Could you transcribe the material below exactly, without leaving out a single line?

>>>

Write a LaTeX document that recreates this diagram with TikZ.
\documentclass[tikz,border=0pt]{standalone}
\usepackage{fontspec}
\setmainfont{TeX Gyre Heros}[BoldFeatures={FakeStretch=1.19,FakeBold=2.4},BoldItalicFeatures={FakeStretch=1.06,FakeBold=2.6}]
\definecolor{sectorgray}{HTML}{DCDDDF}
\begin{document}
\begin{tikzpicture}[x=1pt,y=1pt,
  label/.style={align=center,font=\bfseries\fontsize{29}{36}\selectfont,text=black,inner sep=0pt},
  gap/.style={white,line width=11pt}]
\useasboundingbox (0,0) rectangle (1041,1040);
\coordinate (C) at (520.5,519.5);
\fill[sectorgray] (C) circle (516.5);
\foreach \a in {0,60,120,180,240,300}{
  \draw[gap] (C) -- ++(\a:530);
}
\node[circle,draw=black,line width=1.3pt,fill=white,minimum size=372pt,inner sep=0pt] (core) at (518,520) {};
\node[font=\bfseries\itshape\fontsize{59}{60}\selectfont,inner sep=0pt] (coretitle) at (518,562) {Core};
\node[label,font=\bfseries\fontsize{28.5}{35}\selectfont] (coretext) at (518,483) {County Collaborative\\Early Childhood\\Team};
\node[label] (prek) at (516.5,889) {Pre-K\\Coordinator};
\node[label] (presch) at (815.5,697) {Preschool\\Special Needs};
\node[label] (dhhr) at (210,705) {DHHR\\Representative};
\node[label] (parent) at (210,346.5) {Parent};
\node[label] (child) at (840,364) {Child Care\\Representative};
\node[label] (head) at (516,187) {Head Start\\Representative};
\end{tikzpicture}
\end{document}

<<<

» **Final answer**
Write a LaTeX document that recreates this diagram with TikZ.
\documentclass[tikz,border=0pt]{standalone}
\usepackage{fontspec}
\setmainfont{TeX Gyre Heros}[BoldFeatures={FakeStretch=1.19,FakeBold=2.4},BoldItalicFeatures={FakeStretch=1.06,FakeBold=2.6}]
\definecolor{sectorgray}{HTML}{DCDDDF}
\begin{document}
\begin{tikzpicture}[x=1pt,y=1pt,
  label/.style={align=center,font=\bfseries\fontsize{29}{36}\selectfont,text=black,inner sep=0pt},
  gap/.style={white,line width=11pt}]
\useasboundingbox (0,0) rectangle (1041,1040);
\coordinate (C) at (520.5,519.5);
\fill[sectorgray] (C) circle (516.5);
\foreach \a in {0,60,120,180,240,300}{
  \draw[gap] (C) -- ++(\a:530);
}
\node[circle,draw=black,line width=1.3pt,fill=white,minimum size=372pt,inner sep=0pt] (core) at (518,520) {};
\node[font=\bfseries\itshape\fontsize{59}{60}\selectfont,inner sep=0pt] (coretitle) at (518,562) {Core};
\node[label,font=\bfseries\fontsize{28.5}{35}\selectfont] (coretext) at (518,483) {County Collaborative\\Early Childhood\\Team};
\node[label] (prek) at (516.5,889) {Pre-K\\Coordinator};
\node[label] (presch) at (815.5,697) {Preschool\\Special Needs};
\node[label] (dhhr) at (210,705) {DHHR\\Representative};
\node[label] (parent) at (210,346.5) {Parent};
\node[label] (child) at (840,364) {Child Care\\Representative};
\node[label] (head) at (516,187) {Head Start\\Representative};
\end{tikzpicture}
\end{document}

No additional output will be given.